Given records
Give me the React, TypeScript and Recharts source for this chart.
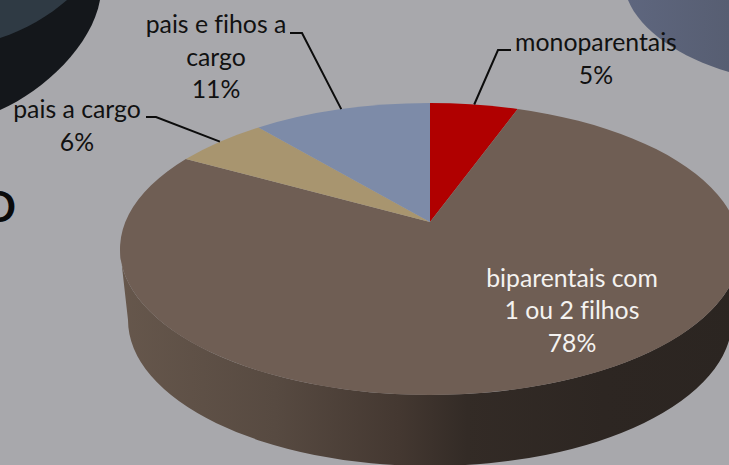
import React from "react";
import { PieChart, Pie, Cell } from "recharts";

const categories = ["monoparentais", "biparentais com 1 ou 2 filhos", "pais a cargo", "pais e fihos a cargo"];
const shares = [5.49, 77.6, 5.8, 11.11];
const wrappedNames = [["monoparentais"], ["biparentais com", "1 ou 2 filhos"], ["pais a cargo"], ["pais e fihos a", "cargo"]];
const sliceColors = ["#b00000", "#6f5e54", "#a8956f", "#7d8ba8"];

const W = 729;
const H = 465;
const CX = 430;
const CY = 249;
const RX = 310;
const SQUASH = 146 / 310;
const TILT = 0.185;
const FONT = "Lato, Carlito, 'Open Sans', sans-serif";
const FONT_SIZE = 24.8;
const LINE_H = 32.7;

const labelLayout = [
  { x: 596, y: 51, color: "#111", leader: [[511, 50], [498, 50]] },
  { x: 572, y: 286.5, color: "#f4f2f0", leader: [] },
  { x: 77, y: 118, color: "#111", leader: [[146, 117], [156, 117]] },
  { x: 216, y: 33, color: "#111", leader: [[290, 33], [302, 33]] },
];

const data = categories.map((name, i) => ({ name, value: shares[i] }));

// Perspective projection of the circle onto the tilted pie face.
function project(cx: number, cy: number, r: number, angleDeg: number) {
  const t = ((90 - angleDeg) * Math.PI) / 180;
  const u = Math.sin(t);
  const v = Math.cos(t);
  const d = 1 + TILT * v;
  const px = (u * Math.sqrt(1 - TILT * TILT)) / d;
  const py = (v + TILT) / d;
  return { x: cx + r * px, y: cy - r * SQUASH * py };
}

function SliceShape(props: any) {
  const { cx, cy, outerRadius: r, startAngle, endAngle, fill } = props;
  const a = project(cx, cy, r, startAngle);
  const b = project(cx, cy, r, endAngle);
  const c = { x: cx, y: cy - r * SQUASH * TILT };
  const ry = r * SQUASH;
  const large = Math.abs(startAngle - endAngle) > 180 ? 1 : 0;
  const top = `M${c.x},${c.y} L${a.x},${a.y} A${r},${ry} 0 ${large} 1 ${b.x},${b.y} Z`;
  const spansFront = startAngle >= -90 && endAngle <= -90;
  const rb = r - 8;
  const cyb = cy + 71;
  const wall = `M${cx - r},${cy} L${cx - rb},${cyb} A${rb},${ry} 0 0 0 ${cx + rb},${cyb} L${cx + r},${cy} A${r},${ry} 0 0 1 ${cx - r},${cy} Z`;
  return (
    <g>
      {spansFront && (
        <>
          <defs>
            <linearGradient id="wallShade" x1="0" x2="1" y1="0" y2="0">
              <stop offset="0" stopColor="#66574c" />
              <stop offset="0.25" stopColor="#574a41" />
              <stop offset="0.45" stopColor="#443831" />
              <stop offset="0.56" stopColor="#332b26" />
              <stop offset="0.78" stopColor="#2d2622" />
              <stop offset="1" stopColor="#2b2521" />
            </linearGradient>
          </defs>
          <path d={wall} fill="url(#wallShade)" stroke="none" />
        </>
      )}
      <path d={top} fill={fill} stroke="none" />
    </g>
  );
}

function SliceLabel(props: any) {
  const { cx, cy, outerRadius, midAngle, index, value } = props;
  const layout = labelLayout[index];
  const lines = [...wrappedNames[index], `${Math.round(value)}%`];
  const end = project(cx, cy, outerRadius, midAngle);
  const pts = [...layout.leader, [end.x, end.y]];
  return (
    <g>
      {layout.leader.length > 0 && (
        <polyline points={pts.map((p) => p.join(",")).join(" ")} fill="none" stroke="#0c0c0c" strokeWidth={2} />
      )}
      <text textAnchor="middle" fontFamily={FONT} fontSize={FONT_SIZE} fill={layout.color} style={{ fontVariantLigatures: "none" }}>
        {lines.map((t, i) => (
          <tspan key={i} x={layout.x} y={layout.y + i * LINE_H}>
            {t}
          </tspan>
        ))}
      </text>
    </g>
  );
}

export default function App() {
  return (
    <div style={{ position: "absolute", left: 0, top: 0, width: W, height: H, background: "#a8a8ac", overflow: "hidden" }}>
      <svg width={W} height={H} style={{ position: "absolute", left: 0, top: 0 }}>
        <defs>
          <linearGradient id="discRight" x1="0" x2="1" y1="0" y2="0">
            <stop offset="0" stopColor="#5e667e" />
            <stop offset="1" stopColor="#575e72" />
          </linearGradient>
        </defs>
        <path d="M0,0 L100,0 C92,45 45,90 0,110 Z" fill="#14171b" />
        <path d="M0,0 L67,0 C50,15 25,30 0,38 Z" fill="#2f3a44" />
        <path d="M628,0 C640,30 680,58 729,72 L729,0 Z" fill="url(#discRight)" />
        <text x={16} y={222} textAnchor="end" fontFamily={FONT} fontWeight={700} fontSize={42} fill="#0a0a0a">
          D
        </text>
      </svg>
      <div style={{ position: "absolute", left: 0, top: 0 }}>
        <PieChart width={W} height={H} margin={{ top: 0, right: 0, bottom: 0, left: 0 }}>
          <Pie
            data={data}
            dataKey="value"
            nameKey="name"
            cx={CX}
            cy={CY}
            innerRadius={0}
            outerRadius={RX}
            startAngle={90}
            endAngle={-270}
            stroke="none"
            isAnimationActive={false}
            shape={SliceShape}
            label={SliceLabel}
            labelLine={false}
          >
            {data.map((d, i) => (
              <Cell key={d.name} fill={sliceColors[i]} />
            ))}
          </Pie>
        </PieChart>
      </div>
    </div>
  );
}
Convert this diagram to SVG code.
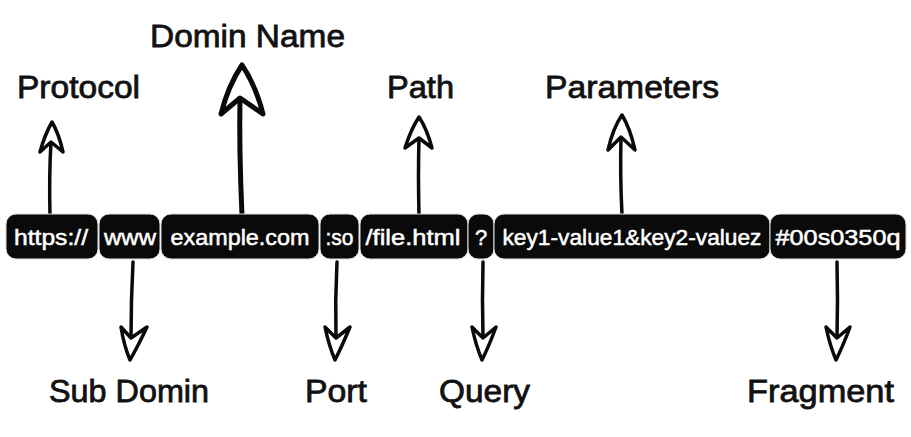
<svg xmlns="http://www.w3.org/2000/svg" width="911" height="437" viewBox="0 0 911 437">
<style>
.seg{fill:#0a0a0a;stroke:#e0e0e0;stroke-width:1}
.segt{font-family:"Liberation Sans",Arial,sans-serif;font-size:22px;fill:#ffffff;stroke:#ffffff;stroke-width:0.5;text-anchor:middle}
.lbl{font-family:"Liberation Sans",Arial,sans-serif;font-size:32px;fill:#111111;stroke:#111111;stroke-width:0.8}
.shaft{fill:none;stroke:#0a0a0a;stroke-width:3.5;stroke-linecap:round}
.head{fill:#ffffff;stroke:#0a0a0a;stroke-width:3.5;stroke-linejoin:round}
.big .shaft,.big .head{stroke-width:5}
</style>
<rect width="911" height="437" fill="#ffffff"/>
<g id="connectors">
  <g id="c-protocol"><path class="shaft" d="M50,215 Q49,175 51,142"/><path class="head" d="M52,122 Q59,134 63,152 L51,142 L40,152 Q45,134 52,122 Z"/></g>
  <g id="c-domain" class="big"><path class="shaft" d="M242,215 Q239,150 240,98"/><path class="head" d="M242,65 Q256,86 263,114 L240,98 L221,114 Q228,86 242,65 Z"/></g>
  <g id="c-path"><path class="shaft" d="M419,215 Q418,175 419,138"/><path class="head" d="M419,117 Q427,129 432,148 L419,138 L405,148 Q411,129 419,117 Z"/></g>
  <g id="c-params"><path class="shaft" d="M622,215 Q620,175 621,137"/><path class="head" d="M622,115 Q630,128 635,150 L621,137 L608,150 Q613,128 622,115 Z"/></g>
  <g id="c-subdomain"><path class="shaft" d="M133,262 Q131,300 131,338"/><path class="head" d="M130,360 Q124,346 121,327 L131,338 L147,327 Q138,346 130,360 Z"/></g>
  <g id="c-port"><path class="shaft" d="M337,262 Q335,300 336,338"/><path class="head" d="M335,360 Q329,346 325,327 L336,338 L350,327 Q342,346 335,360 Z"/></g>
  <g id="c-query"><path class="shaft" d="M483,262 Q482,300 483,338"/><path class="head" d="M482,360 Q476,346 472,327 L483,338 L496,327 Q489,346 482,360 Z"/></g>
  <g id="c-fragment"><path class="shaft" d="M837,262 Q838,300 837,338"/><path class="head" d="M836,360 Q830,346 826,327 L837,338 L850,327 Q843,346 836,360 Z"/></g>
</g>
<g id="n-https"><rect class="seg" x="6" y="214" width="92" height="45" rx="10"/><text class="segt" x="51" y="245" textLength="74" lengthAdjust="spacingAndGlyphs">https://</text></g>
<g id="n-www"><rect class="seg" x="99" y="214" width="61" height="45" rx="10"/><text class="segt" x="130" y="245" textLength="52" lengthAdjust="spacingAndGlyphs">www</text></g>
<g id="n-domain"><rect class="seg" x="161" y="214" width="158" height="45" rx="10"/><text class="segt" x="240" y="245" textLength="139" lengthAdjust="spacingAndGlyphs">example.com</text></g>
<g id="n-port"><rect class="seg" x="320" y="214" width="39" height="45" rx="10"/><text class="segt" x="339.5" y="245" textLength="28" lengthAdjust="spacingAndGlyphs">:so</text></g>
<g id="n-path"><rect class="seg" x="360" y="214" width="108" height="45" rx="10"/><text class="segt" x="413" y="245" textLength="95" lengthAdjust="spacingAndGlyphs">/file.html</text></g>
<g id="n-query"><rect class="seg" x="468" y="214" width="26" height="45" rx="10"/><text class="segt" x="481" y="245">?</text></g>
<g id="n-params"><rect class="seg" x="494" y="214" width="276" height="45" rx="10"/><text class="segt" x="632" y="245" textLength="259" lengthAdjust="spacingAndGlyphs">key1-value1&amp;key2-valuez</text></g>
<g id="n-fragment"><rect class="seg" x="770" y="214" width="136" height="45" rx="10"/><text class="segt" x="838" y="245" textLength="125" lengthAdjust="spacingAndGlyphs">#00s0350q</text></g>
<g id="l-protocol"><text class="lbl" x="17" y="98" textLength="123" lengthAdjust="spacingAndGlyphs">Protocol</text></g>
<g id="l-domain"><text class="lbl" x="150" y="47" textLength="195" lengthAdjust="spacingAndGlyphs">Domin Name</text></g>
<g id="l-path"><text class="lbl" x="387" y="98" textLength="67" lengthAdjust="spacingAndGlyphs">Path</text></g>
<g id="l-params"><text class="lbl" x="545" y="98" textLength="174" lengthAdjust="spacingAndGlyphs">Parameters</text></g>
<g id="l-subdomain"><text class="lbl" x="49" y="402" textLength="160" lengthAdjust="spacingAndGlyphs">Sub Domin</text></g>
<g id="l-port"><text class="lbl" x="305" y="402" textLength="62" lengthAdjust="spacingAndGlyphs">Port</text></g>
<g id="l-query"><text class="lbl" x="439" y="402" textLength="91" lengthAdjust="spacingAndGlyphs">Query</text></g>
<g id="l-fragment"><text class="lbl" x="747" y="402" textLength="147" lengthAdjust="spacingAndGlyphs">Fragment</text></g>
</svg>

Work to be completed
Leave the pictures out and repeat exactly the lines from the beginning of the records to the line bearing "const data = categories.map((name, i)", both ends counted.

The reply
Give me the React, TypeScript and Recharts source for this chart.
import React from "react";
import { PieChart, Pie, Cell } from "recharts";

const categories = ["monoparentais", "biparentais com 1 ou 2 filhos", "pais a cargo", "pais e fihos a cargo"];
const shares = [5.49, 77.6, 5.8, 11.11];
const wrappedNames = [["monoparentais"], ["biparentais com", "1 ou 2 filhos"], ["pais a cargo"], ["pais e fihos a", "cargo"]];
const sliceColors = ["#b00000", "#6f5e54", "#a8956f", "#7d8ba8"];

const W = 729;
const H = 465;
const CX = 430;
const CY = 249;
const RX = 310;
const SQUASH = 146 / 310;
const TILT = 0.185;
const FONT = "Lato, Carlito, 'Open Sans', sans-serif";
const FONT_SIZE = 24.8;
const LINE_H = 32.7;

const labelLayout = [
  { x: 596, y: 51, color: "#111", leader: [[511, 50], [498, 50]] },
  { x: 572, y: 286.5, color: "#f4f2f0", leader: [] },
  { x: 77, y: 118, color: "#111", leader: [[146, 117], [156, 117]] },
  { x: 216, y: 33, color: "#111", leader: [[290, 33], [302, 33]] },
];

const data = categories.map((name, i) => ({ name, value: shares[i] }));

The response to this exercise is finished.